Vous avez pratiquement répondu à la question, peut-être pas
assez précisément à mon goût. En tant que praticien,
avez-vous encore besoin de textes plus précis ?
M. DEVIS
- En tout cas, sur les atteintes à la dignité, on
a besoin au minimum d'une explication et d'une action pour permettre aux
établissements de se mettre au diapason. S'agissant de la loi et
n'étant pas juriste, j'avoue une relative incompétence dans ce
domaine pour vous répondre plus précisément.
M. BADINTER
- J'avais le sentiment que " violence "
et
" violence physique ", c'est aussi toutes les formes de
contrainte
morale auxquelles on ne peut pas résister. La violence, c'est ce qui est
contrainte.
M. JOLIBOIS
- Et la mise en danger selon le nouveau Code pénal.
M. BADINTER
- Je cherche, mais la spécificité
m'échappe.
M. HOEFFEL
- Le propos est sans doute raide, mais les politiques en
prennent parfois aussi " plein la figure ". Ne pensez-vous
pas que le
prétexte d'une loi consacrant le bizutage comme quelque chose de
condamnable, permettrait à certains patrons d'établissements de
s'abriter, alors que, jusqu'à présent, ils pensaient que ce
n'était pas interdit par la loi puisque c'était admis,
toléré ? Faut-il vraiment changer la loi ?
M. DEVIS
- Je ne sais pas si on tolérait vraiment. De nombreux
collègues ignorent ce qui se passe réellement.

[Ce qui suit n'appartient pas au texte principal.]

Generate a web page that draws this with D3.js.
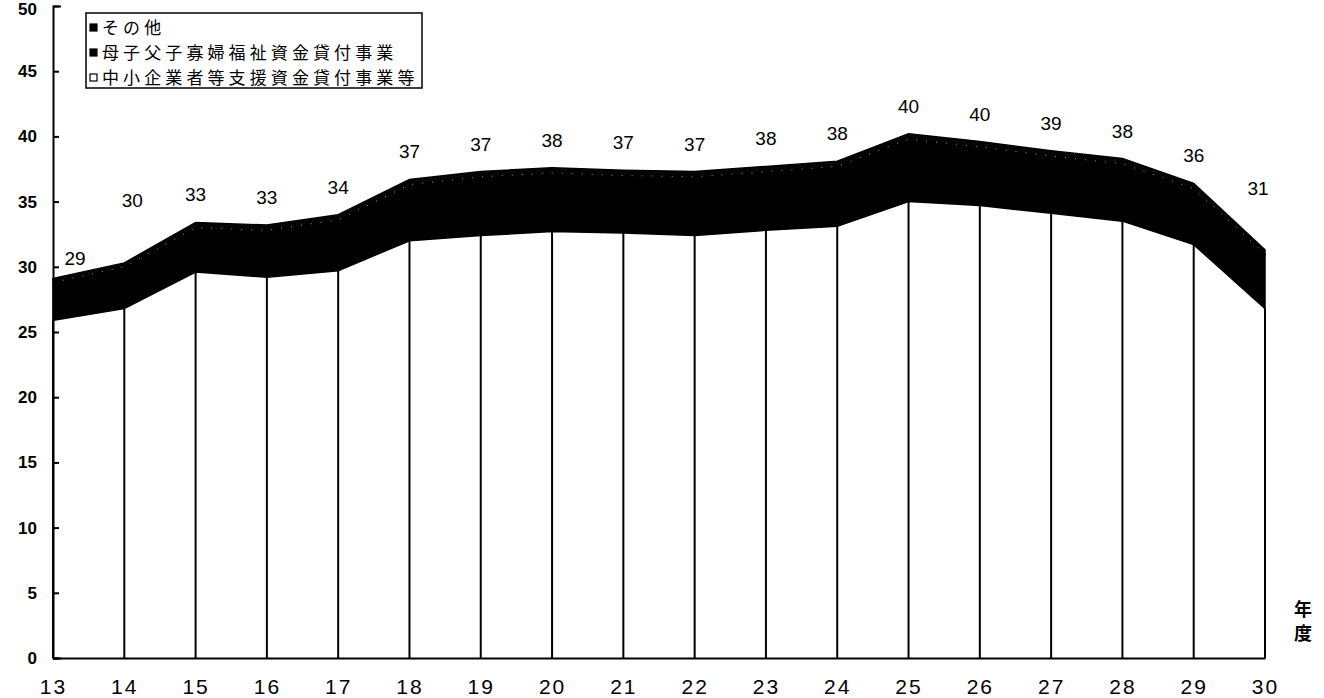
<!DOCTYPE html>
<html><head><meta charset="utf-8">
<script src="https://cdn.jsdelivr.net/npm/d3@7"></script>
<style>
body{margin:0;background:#fff}
text{font-family:"Liberation Sans",Arial,sans-serif}
.jp{font-family:"Noto Sans CJK JP","Noto Sans CJK SC",sans-serif}
</style></head>
<body><svg id="chart" width="1324" height="698"></svg>
<script>
// 年度 (平成)
const years = [13,14,15,16,17,18,19,20,21,22,23,24,25,26,27,28,29,30];
// 中小企業者等支援資金貸付事業等
const shien = [25.9,26.8,29.6,29.2,29.7,32.0,32.4,32.7,32.6,32.4,32.8,33.1,35.0,34.7,34.1,33.5,31.7,26.8];
// 母子父子寡婦福祉資金貸付事業
const boshi = [2.9,3.2,3.4,3.6,3.9,4.3,4.5,4.5,4.4,4.5,4.5,4.6,4.8,4.5,4.4,4.4,4.3,4.2];
// その他
const sonota = [0.3,0.3,0.4,0.4,0.4,0.4,0.4,0.4,0.4,0.4,0.4,0.4,0.4,0.4,0.4,0.4,0.4,0.3];
const yTicks = [0,5,10,15,20,25,30,35,40,45,50];
const seriesNames = ["中小企業者等支援資金貸付事業等","母子父子寡婦福祉資金貸付事業","その他"];
const unitLabel = ["年","度"];

const svg = d3.select("#chart");
const x = d3.scalePoint().domain(years).range([53,1265]);
const y = d3.scaleLinear().domain([0,50]).range([658,6]);

const rows = years.map((yr,i)=>({year:yr, shien:shien[i], boshi:boshi[i], sonota:sonota[i]}));
const stack = d3.stack().keys(["shien","boshi","sonota"]);
const layers = stack(rows);

const area = d3.area()
  .x(d=>x(d.data.year))
  .y0(d=>y(d[0]))
  .y1(d=>y(d[1]));

// stacked layers: white base, black upper bands
const fills = ["#fff","#000","#050505"];
svg.append("g").selectAll("path").data(layers).join("path")
  .attr("d",area)
  .attr("fill",(d,i)=>fills[i])
  .attr("stroke",(d,i)=>i===0?"none":"#000")
  .attr("stroke-width",1.5);

// faint dotted boundary between その他 and 母子父子寡婦
const boundary = d3.line()
  .x(d=>x(d.data.year))
  .y(d=>y(d[1]));
svg.append("path").datum(layers[1])
  .attr("d",boundary)
  .attr("fill","none")
  .attr("stroke","#999")
  .attr("stroke-width",1)
  .attr("stroke-dasharray","1,9");

// drop lines under the white layer
svg.append("g").selectAll("line").data(rows).join("line")
  .attr("x1",d=>x(d.year)).attr("x2",d=>x(d.year))
  .attr("y1",y(0)).attr("y2",d=>y(d.shien))
  .attr("stroke","#000").attr("stroke-width",2);

// y axis
const yAxis = svg.append("g").attr("transform",`translate(${x(years[0])},0)`)
  .call(d3.axisLeft(y).tickValues(yTicks).tickSize(-6).tickSizeOuter(-8).tickPadding(16));
yAxis.select(".domain").attr("stroke","#000").attr("stroke-width",2);
yAxis.selectAll(".tick line").attr("stroke","#000").attr("stroke-width",2);
yAxis.selectAll(".tick text").attr("font-size",17).attr("font-weight","bold")
  .attr("font-family","Liberation Sans, Arial, sans-serif").attr("fill","#000")
  .attr("dy",d=>d===50?"0.5em":"0.32em");

// x axis
const xAxis = svg.append("g").attr("transform",`translate(0,${y(0)})`)
  .call(d3.axisBottom(x).tickSize(0).tickPadding(21));
xAxis.select(".domain").attr("stroke","#000").attr("stroke-width",2);
xAxis.selectAll(".tick text").attr("font-size",21).attr("letter-spacing","2px")
  .attr("font-family","Liberation Sans, Arial, sans-serif").attr("fill","#000");

// unit label
svg.append("g").selectAll("text").data(unitLabel).join("text")
  .attr("class","jp")
  .attr("x",1303).attr("y",(d,i)=>616+i*24)
  .attr("text-anchor","middle").attr("font-size",18).attr("font-weight","bold")
  .text(d=>d);

// total labels
const nudge = {13:[22,7], 14:[8,-35], 30:[-7,-34]};
svg.append("g").selectAll("text").data(rows).join("text")
  .attr("x",d=>x(d.year)+(nudge[d.year]?nudge[d.year][0]:0))
  .attr("y",d=>y(d.shien+d.boshi+d.sonota)-21+(nudge[d.year]?nudge[d.year][1]:0))
  .attr("text-anchor","middle").attr("font-size",19).attr("fill","#000")
  .text(d=>Math.round(Math.round((d.shien+d.boshi+d.sonota)*10)/10));

// legend
const lg = svg.append("g").attr("transform","translate(86,13)");
lg.append("rect").attr("width",336).attr("height",75)
  .attr("fill","#fff").attr("stroke","#000").attr("stroke-width",1.5);
const legendItems = [seriesNames[2],seriesNames[1],seriesNames[0]];
const lrow = lg.selectAll("g").data(legendItems).join("g")
  .attr("transform",(d,i)=>`translate(4,${14+i*25})`);
lrow.append("rect")
  .attr("x",0).attr("y",-3).attr("width",7).attr("height",7)
  .attr("fill",(d,i)=>i===2?"#fff":"#000")
  .attr("stroke","#000").attr("stroke-width",1.2);
lrow.append("text").attr("class","jp")
  .attr("x",12).attr("y",7).attr("font-size",17).attr("letter-spacing","4.1px").attr("fill","#000")
  .text(d=>d);
</script>
</body></html>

Vous avez fait allusion à l'époque où nous étions
élèves-maîtres ; pour ma part, je suis convaincu que le
directeur de l'Ecole normale de l'époque ignorait ce qui se passait dans
son établissement. (Signes de protestation) Du moins, ne pouvait-il
connaître les choses les plus graves, ou alors il était fautif
à l'extrême car il les couvrait.
M. le PRÉSIDENT
- A mon époque, mon proviseur savait
très bien tout cela !
M. DEVIS
- Peut-être les mentalités ont-elles aussi
évolué chez les proviseurs.
Si l'arsenal juridique existe, tant mieux. Néanmoins, une loi qui
préciserait les choses en matière de bizutage pourrait avoir un
impact psychologique sur la population scolaire. Cela permettrait de dire que
les choses ont changé. Dans ce domaine, on avance toujours par
pallier ; peut-être a-t-on besoin de se sentir conforté. Je
reste donc modérément affirmatif, n'ayant pas tous les tenants et
aboutissants sur le plan juridique.
M. le PRÉSIDENT
- Y a-t-il d'autres questions ? (non)
On entend surtout parler de bizutage dans les classes
" prépas ". Pour ma part, cela ne me choque pas.
M. Michel DREYFUS-SCHMIDT
- Monsieur le président, je n'avais pas
d'autre question à poser, mais si l'on attaque le débat, je suis
de l'avis de M. le proviseur, à savoir que j'ai souvent combattu
les effets d'affiche. En l'occurrence, cela peut psychologiquement
démontrer que des choses sont interdites alors qu'on ne pouvait pas le
savoir.
Je ne voulais pas le dire, réservant cela pour le débat.
M. le PRÉSIDENT
- Vous avez eu raison.
M. DEVIS
- Pour conclure en ce qui me concerne, certains
défenseurs du bizutage, voire d'une forme de bizutage assez dur,
s'appuient sur le côté initiatique de celui-ci : on entre dans une
caste, on doit faire ses preuves, souffrir un peu etc. Cela ne touche
d'ailleurs pas uniquement l'Education nationale.
M. HOEFFEL
- Il y a le Ku Klux Klan !
M. DEVIS
- Cette année, j'ai l'exemple d'un étudiant qui
avait réussi quatre concours d'entrée dans des écoles
d'ingénieurs et à l'Ecole de l'Air. Il était très
motivé, il avait son brevet de pilote pour entrer à l'Ecole de
l'Air et il en a démissionné au bout de quatre jours pour cause
de bizutage. Il se retrouve en licence de physique - ce qui n'a rien de
déshonorant - mais il pouvait faire mieux.
Il y a donc ce sentiment d'appartenir à une caste et cette valeur
initiatique du bizutage. Implicitement, cela revient à l'idée que
la loi s'arrête à l'entrée de la caste. Cela me gêne,
non seulement par rapport à la loi elle même, mais aussi sur le
plan éducatif. Il faut savoir que tous les actes qui sont commis durant
cette période de l'adolescence et dans le système éducatif
ont en quelque sorte valeur d'exemple. On est dans une période
d'éducation, même si celle-ci peut se poursuivre jusqu'au dernier
souffle. Cela me paraît important de ce point de vue aussi.